The Art of Crash Landing opens right in the middle of Mattie Wallace’s mess of a life - the crash landing of the novel’s title. Maddie takes all of her possessions in two trash bags to her stepfather’s trailer in a Florida mobile park after a fight with her boyfriend.  She says she’s leaving for good this time - though it seems like maybe she’s promised herself that many times before - and settles in with her stepfather Queeg until she can pull herself together.  Both Queeg and the reader sense that's going to be a very long time, if ever, and Queeg, while sympathetic, is struggling with his own problems.  But when Mattie realizes her late grandmother’s lawyer in Oklahoma has been trying to reach her about an inheritance, she decides on a whim to drive her old car from Florida to Oklahoma to claim whatever money is coming to her.

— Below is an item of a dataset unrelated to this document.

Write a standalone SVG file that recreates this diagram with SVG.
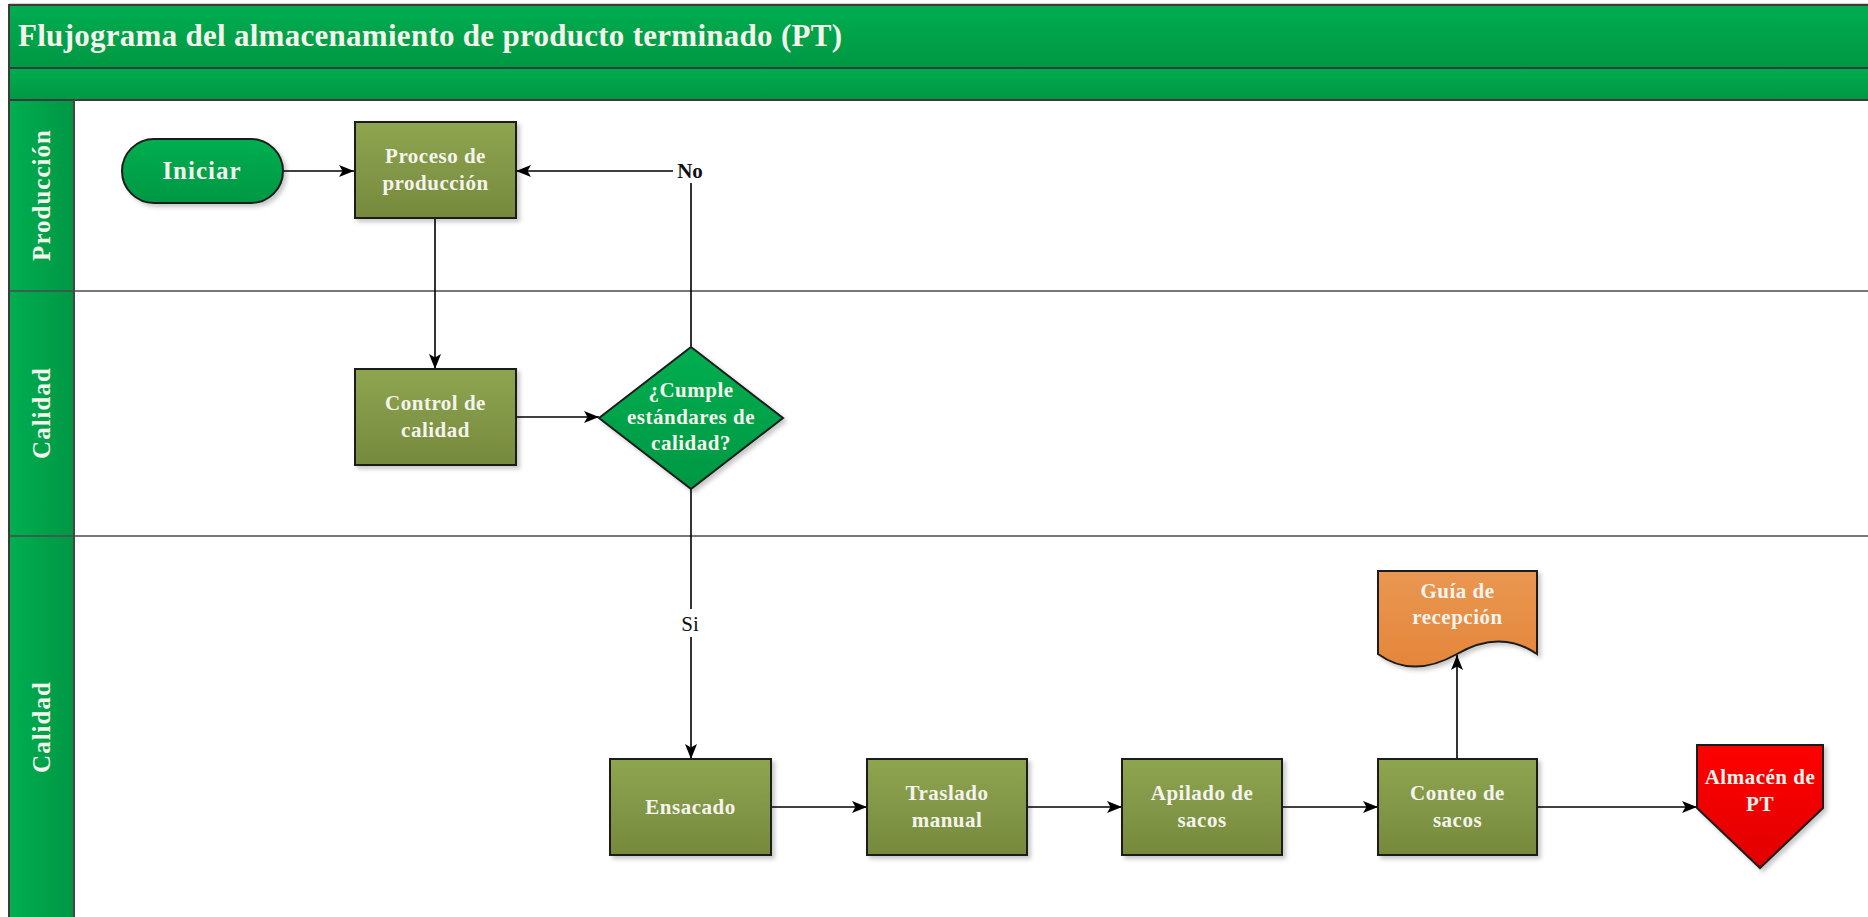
<svg xmlns="http://www.w3.org/2000/svg" width="1868" height="917" viewBox="0 0 1868 917">
  <defs>
    <linearGradient id="gHead" x1="0" y1="0" x2="0" y2="1">
      <stop offset="0" stop-color="#00AD4F"/>
      <stop offset="1" stop-color="#009843"/>
    </linearGradient>
    <linearGradient id="gLane" x1="0" y1="0" x2="1" y2="0">
      <stop offset="0" stop-color="#00AE50"/>
      <stop offset="1" stop-color="#009744"/>
    </linearGradient>
    <linearGradient id="gOlive" x1="0" y1="0" x2="0" y2="1">
      <stop offset="0" stop-color="#8EA550"/>
      <stop offset="1" stop-color="#76893D"/>
    </linearGradient>
    <linearGradient id="gGreen" x1="0" y1="0" x2="0" y2="1">
      <stop offset="0" stop-color="#00AE50"/>
      <stop offset="1" stop-color="#009843"/>
    </linearGradient>
    <linearGradient id="gOrange" x1="0" y1="0" x2="0" y2="1">
      <stop offset="0" stop-color="#E99752"/>
      <stop offset="1" stop-color="#E4863A"/>
    </linearGradient>
    <linearGradient id="gRed" x1="0" y1="0" x2="0" y2="1">
      <stop offset="0" stop-color="#FF0000"/>
      <stop offset="1" stop-color="#E00000"/>
    </linearGradient>
    <filter id="shadow" x="-10%" y="-10%" width="130%" height="130%">
      <feDropShadow dx="3" dy="3" stdDeviation="2" flood-color="#000" flood-opacity="0.22"/>
    </filter>
    <marker id="arrow" viewBox="0 0 15 12" refX="15" refY="6" markerWidth="15" markerHeight="12" markerUnits="userSpaceOnUse" orient="auto">
      <path d="M0,0 L15,6 L0,12 L3.5,6 Z" fill="#000"/>
    </marker>
    <style>
      .lbl { font-family: "Liberation Serif", "Times New Roman", serif; font-weight: bold; fill: #F4F4EC; text-anchor: middle; font-size: 21px; letter-spacing: 0.5px; }
      .lane { font-family: "Liberation Serif", "Times New Roman", serif; font-weight: bold; fill: #F4F4EC; text-anchor: middle; font-size: 25px; letter-spacing: 1px; }
      .box { stroke: #1E1E1E; stroke-width: 2; filter: url(#shadow); }
      .conn { fill: none; stroke: #000; stroke-width: 1.6; }
      .arr { marker-end: url(#arrow); }
      .grid { stroke: #4A4A4A; stroke-width: 1.5; fill: none; }
      .clab { font-family: "Liberation Serif", "Times New Roman", serif; font-size: 21px; fill: #111; text-anchor: middle; }
    </style>
  </defs>

  <rect x="0" y="0" width="1868" height="917" fill="#FFFFFF"/>

  <!-- Header -->
  <g id="header">
    <line x1="9" y1="4" x2="1868" y2="4" stroke="#A8A8A8" stroke-width="1"/>
    <rect x="9" y="5" width="1870" height="63" fill="url(#gHead)" stroke="#3A3A3A" stroke-width="2"/>
    <rect x="9" y="68" width="1870" height="32" fill="url(#gHead)" stroke="#3A3A3A" stroke-width="2"/>
    <text x="18" y="46" font-family="'Liberation Serif', 'Times New Roman', serif" font-weight="bold" font-size="31" fill="#F4F4EC" textLength="824" lengthAdjust="spacing">Flujograma del almacenamiento de producto terminado (PT)</text>
  </g>

  <!-- Swimlanes -->
  <g id="lanes">
    <rect x="9" y="100" width="65" height="820" fill="url(#gLane)" stroke="#3A3A3A" stroke-width="2"/>
    <line class="grid" x1="9" y1="291" x2="1868" y2="291"/>
    <line class="grid" x1="9" y1="536" x2="1868" y2="536"/>
    <line class="grid" x1="74" y1="100" x2="74" y2="917"/>
    <text class="lane" transform="translate(50,195) rotate(-90)">Producción</text>
    <text class="lane" transform="translate(50,413) rotate(-90)">Calidad</text>
    <text class="lane" transform="translate(50,727) rotate(-90)">Calidad</text>
  </g>

  <!-- Connectors -->
  <g id="connectors">
    <path class="conn arr" d="M283,171 H354"/>
    <path class="conn arr" d="M435,218 V369"/>
    <path class="conn arr" d="M516,417 H599"/>
    <path class="conn arr" d="M691,347 V171 H516"/>
    <path class="conn arr" d="M691,489 V759"/>
    <path class="conn arr" d="M771,807 H867"/>
    <path class="conn arr" d="M1027,807 H1122"/>
    <path class="conn arr" d="M1282,807 H1378"/>
    <path class="conn arr" d="M1537,807 H1697"/>
    <path class="conn arr" d="M1457,759 V655"/>
    <rect x="673" y="157" width="34" height="26" fill="#FFFFFF"/>
    <text x="690" y="178" class="clab" font-weight="bold">No</text>
    <rect x="678" y="609" width="26" height="28" fill="#FFFFFF"/>
    <text x="690" y="631" class="clab">Si</text>
  </g>

  <!-- Nodes -->
  <g id="n-iniciar">
    <rect class="box" x="122" y="139" width="161" height="64" rx="32" ry="32" fill="url(#gGreen)"/>
    <text class="lbl" x="202" y="179" style="font-size:25px;letter-spacing:1px">Iniciar</text>
  </g>

  <g id="n-proceso">
    <rect class="box" x="355" y="122" width="161" height="96" fill="url(#gOlive)"/>
    <text class="lbl" x="435.5" y="163">Proceso de</text>
    <text class="lbl" x="435.5" y="190">producción</text>
  </g>

  <g id="n-control">
    <rect class="box" x="355" y="369" width="161" height="96" fill="url(#gOlive)"/>
    <text class="lbl" x="435.5" y="410">Control de</text>
    <text class="lbl" x="435.5" y="437">calidad</text>
  </g>

  <g id="n-decision">
    <polygon class="box" points="691,347 783,418 691,489 599,418" fill="url(#gGreen)"/>
    <text class="lbl" x="691" y="397">¿Cumple</text>
    <text class="lbl" x="691" y="424">estándares de</text>
    <text class="lbl" x="691" y="450">calidad?</text>
  </g>

  <g id="n-ensacado">
    <rect class="box" x="610" y="759" width="161" height="96" fill="url(#gOlive)"/>
    <text class="lbl" x="690.5" y="814">Ensacado</text>
  </g>

  <g id="n-traslado">
    <rect class="box" x="867" y="759" width="160" height="96" fill="url(#gOlive)"/>
    <text class="lbl" x="947" y="800">Traslado</text>
    <text class="lbl" x="947" y="827">manual</text>
  </g>

  <g id="n-apilado">
    <rect class="box" x="1122" y="759" width="160" height="96" fill="url(#gOlive)"/>
    <text class="lbl" x="1202" y="800">Apilado de</text>
    <text class="lbl" x="1202" y="827">sacos</text>
  </g>

  <g id="n-conteo">
    <rect class="box" x="1378" y="759" width="159" height="96" fill="url(#gOlive)"/>
    <text class="lbl" x="1457.5" y="800">Conteo de</text>
    <text class="lbl" x="1457.5" y="827">sacos</text>
  </g>

  <g id="n-guia">
    <path class="box" d="M1378,571 H1537 V654 C1515,639 1488,636 1457,654 C1427,671 1400,670 1378,654 Z" fill="url(#gOrange)"/>
    <text class="lbl" x="1457.5" y="598">Guía de</text>
    <text class="lbl" x="1457.5" y="624">recepción</text>
  </g>

  <g id="n-almacen">
    <polygon class="box" points="1697,745 1823,745 1823,808 1760,868 1697,808" fill="url(#gRed)"/>
    <text class="lbl" x="1760" y="784">Almacén de</text>
    <text class="lbl" x="1760" y="811">PT</text>
  </g>
</svg>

The setup seems obvious in the first few chapters - from the broken-down car to the grandmother’s inheritance being tied up in court.  Every decision Mattie makes is suspect, and you wonder how she’s managed to survive as an adult.  Initially, the novel seems like another modern story of a lost soul who drinks too much and smokes too much and sleeps with all the wrong men.  Mattie is a sarcastic narrator who is funny, but a little frustrating. Yet there is something compelling about Mattie that makes you hang in there. As the novel progresses, her experiences in Oklahoma keep getting more interesting, and a deeper, more mature part of her shows up.  The plot takes some interesting turns with a satisfying ending.  This is not a novel I’d ever heard of before I read it, and I wasn’t sure what to expect when I picked it up, but ultimately I enjoyed it.